With so many different hops available these days, it's impossible for each homebrewer to brew all of them single-handedly. Jim's Beer Kit is a great place to read what worked for other homebrewers, but it's especially handy when commercial brewers do this "dirty-work" for us. I taste every single-hop beer I can find, and post ratings to Ratebeer, which serves as a handy online resource whenever I need to remember my impressions of a certain hop. It occured to me these thoughts might benefit other nerdy homebrewers on this forum too.

Disclaimer: these are my own subjective opinionated conclusions, based on just one sample, at one specific moment in time. I am frequently surprised by how much another brewer's results differ, even using the same single hop variety. Your mileage may vary, and I certainly don't think my taste buds are superior to anyone else's.
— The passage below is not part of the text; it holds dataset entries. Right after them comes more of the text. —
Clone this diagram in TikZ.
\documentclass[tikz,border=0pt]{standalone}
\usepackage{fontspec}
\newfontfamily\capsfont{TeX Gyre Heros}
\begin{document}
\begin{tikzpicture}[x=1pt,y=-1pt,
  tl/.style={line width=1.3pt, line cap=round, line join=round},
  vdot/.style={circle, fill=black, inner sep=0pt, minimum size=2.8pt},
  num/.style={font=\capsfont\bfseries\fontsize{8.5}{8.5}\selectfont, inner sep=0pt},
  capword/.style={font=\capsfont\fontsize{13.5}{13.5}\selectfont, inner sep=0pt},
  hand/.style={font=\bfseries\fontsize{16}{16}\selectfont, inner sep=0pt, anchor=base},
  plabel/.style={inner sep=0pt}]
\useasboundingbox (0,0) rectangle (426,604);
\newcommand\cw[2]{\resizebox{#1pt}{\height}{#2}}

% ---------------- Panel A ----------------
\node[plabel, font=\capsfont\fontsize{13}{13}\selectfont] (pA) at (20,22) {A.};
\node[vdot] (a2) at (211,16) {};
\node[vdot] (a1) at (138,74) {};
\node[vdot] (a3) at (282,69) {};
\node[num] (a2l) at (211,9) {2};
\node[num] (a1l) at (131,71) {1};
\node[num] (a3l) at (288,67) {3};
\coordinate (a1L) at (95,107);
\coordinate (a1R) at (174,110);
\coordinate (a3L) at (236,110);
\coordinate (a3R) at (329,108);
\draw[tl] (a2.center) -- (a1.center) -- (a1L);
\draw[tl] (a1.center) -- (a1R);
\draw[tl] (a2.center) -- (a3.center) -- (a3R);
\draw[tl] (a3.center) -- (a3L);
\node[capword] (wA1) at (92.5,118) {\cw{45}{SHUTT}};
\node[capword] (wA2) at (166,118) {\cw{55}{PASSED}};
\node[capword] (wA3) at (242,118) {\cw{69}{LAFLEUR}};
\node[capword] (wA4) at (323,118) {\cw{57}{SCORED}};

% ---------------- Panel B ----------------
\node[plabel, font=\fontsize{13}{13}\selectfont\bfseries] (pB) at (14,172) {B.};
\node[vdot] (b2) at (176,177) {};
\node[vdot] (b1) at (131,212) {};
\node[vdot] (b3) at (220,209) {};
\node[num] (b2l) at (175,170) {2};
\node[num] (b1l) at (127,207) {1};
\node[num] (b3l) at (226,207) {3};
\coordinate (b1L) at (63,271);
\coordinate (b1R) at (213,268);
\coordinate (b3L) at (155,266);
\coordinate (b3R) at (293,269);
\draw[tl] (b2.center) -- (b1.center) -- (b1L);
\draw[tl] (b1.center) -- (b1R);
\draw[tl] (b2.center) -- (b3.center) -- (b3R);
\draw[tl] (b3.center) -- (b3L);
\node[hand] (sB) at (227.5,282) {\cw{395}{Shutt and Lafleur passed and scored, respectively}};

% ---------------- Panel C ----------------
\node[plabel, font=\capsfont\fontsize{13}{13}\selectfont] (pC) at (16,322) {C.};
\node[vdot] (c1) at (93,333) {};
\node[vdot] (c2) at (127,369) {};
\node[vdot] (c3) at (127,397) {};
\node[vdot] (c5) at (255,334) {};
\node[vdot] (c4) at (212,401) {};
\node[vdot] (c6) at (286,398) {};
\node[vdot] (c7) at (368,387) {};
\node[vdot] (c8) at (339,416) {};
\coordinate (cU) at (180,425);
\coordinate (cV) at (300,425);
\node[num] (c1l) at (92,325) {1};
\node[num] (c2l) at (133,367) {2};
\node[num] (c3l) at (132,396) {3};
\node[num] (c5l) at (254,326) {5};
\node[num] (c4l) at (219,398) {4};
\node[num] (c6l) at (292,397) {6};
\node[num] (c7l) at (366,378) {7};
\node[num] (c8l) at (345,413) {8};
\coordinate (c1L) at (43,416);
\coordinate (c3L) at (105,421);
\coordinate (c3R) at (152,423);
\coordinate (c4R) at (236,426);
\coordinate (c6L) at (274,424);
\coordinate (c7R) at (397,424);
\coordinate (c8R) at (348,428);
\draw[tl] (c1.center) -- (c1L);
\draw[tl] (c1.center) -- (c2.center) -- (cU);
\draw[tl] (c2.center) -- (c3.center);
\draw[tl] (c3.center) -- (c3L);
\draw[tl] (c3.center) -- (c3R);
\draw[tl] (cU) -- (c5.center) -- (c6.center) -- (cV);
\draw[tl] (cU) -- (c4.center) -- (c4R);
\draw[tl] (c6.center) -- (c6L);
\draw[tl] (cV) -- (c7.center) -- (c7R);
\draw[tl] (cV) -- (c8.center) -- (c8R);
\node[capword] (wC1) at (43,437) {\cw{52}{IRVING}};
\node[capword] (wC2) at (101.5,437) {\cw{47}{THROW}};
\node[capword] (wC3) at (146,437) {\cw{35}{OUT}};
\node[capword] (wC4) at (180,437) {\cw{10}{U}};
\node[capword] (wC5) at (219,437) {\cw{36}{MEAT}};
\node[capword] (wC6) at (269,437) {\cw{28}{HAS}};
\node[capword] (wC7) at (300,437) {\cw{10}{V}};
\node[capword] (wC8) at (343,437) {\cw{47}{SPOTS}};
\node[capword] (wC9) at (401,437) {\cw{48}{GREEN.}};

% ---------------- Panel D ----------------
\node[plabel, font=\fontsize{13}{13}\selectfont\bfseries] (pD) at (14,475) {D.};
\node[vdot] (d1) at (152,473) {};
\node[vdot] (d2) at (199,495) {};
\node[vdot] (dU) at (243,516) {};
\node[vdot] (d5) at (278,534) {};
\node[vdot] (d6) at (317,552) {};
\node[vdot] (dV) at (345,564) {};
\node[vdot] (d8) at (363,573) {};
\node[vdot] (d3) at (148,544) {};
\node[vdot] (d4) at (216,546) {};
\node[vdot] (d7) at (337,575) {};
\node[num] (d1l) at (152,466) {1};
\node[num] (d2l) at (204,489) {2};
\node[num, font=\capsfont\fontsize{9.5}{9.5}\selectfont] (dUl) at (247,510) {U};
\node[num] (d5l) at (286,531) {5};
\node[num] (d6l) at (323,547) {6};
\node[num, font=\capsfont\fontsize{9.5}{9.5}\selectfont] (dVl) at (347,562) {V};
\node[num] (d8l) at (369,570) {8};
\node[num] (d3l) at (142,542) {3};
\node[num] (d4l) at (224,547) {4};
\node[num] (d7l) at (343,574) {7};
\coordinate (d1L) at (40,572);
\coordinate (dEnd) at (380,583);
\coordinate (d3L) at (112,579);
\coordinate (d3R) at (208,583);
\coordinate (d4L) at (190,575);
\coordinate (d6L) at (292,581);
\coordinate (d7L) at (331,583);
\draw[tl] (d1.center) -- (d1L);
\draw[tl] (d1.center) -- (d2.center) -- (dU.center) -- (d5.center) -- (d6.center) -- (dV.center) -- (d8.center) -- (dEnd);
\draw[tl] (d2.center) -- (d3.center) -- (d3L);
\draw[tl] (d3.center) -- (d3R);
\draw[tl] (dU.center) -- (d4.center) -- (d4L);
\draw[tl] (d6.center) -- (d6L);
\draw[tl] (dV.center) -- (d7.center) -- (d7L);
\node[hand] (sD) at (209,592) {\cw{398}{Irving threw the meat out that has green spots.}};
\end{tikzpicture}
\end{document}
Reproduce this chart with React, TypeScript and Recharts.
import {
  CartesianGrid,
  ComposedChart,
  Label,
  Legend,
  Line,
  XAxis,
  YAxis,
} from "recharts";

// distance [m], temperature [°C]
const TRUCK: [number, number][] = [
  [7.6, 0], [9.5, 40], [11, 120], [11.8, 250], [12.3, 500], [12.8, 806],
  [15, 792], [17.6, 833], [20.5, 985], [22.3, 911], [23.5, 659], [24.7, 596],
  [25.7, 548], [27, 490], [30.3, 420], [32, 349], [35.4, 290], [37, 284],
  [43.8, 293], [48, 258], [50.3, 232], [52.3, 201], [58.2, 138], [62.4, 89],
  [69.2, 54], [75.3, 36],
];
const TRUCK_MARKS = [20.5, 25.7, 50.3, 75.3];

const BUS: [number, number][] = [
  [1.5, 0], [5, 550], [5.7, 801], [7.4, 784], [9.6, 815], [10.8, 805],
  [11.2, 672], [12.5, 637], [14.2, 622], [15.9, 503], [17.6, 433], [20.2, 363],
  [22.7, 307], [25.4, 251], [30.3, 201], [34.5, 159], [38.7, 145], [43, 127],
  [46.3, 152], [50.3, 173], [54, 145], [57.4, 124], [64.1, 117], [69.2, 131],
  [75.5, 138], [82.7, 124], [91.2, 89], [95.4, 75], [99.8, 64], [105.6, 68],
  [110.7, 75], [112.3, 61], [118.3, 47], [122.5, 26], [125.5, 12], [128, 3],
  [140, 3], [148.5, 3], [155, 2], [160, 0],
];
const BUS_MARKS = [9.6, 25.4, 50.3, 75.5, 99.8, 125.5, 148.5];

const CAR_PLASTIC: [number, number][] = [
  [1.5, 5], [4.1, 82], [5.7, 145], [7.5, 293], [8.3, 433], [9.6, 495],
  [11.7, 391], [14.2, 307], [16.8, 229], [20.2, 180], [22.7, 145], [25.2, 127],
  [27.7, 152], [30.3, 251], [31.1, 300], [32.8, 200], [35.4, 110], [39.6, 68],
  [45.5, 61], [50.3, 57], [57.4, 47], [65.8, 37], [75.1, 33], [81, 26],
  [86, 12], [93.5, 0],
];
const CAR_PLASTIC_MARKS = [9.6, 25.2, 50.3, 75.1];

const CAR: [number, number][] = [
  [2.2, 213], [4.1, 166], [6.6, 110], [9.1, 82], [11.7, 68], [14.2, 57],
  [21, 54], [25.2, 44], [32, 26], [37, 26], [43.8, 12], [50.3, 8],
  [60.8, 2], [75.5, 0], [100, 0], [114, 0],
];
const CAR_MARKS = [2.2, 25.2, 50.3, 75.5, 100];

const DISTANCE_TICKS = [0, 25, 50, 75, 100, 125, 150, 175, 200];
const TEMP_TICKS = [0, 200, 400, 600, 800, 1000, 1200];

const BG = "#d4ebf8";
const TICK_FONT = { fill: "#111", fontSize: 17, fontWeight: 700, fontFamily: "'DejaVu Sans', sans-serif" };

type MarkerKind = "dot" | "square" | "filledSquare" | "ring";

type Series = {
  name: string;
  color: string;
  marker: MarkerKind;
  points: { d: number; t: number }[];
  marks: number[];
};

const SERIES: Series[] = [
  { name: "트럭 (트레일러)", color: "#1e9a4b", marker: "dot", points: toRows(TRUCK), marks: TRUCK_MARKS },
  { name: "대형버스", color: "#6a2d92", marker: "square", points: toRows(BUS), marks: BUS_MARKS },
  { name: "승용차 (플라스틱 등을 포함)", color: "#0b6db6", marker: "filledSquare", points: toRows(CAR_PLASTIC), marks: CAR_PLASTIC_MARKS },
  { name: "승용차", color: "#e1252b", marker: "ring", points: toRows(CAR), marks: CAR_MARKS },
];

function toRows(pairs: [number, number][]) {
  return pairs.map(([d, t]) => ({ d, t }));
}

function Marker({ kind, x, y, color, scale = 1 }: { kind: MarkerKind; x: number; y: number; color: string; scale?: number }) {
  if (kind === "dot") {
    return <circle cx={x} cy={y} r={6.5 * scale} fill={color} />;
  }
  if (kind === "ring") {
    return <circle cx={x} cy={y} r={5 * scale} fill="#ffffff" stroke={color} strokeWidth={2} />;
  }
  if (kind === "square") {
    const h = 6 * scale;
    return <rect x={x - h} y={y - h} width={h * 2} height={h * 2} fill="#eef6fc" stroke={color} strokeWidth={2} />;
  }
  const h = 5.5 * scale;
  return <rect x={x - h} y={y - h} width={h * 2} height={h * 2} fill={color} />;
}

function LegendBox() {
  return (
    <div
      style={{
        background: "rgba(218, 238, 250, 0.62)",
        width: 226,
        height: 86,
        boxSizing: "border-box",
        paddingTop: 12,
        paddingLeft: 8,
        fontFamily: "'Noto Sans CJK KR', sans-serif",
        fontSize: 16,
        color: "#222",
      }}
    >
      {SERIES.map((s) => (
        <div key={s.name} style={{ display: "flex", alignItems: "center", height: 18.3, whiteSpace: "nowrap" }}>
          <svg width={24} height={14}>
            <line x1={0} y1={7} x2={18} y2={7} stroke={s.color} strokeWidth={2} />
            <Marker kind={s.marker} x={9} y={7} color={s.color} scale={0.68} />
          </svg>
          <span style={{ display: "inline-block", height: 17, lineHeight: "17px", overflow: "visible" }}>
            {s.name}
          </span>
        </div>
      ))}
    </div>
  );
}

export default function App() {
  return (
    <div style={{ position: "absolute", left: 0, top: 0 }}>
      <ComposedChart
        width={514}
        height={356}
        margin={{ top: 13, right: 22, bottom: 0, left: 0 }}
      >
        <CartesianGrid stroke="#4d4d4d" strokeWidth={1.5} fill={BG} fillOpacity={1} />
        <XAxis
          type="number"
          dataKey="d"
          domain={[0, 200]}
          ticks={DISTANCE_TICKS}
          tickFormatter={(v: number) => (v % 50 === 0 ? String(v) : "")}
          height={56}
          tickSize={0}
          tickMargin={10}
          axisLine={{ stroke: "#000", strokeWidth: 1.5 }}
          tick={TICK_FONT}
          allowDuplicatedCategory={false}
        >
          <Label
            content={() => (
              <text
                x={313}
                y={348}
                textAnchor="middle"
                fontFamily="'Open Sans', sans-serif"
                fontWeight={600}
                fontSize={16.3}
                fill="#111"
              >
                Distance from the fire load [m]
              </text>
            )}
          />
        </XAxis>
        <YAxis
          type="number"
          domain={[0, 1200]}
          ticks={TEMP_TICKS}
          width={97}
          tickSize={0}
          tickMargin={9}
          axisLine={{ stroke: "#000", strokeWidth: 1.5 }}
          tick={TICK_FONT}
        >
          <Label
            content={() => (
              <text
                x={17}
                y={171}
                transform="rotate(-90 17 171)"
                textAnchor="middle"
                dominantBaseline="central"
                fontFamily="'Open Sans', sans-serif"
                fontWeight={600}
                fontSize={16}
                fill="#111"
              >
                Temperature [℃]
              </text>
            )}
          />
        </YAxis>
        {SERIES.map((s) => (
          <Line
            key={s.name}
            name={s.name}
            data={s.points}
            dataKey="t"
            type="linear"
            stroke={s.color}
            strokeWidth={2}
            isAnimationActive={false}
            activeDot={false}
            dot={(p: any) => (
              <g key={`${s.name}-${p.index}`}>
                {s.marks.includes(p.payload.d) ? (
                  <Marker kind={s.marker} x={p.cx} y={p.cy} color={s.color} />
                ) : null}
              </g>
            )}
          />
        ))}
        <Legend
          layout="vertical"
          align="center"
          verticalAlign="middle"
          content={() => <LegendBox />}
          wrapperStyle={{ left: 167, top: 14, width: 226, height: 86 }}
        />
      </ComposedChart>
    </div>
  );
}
From my Ratebeer rating of Urban Chestnut Single Hop Trafalgar English Pale Ale
Aroma: 7 out of 10, Appearance: 4 out of 5, Taste: 8 out of 10 , Palate: 4 out of 5, Overall: 17 out of 20

Total Score: 4 out of 5

Tasted on tap at the brewery tasting room in a nonic pint glass. It poured a hazy amber/copper color with persistent white foam and sticky lace. Nice hoppy aromas from this rare French variety: Triskel, wildflowers, somehow gritty yet perfumey at the same time, definitely different (and less classically English profile) than the regular Trafalgar, husky grains, rising bread dough, freshly baked whole-grain bread, mild but very harmonious. Delicious, true-to-style English bitter flavors: sweet malts, biscuits, crackers, toasted nuts, light caramel, fruity ale yeast, apricots, orange rind and zest, lemon peel, cooked and caramelized fruitiness (marmalade is right) Light-medium carbonation, light-medium body, lingering fruity and bittersweet aftertaste. Tasty, easy-drinking, and well-balanced English ale, I would love to drink several at a sitting. I love this stuff, way to go Florian.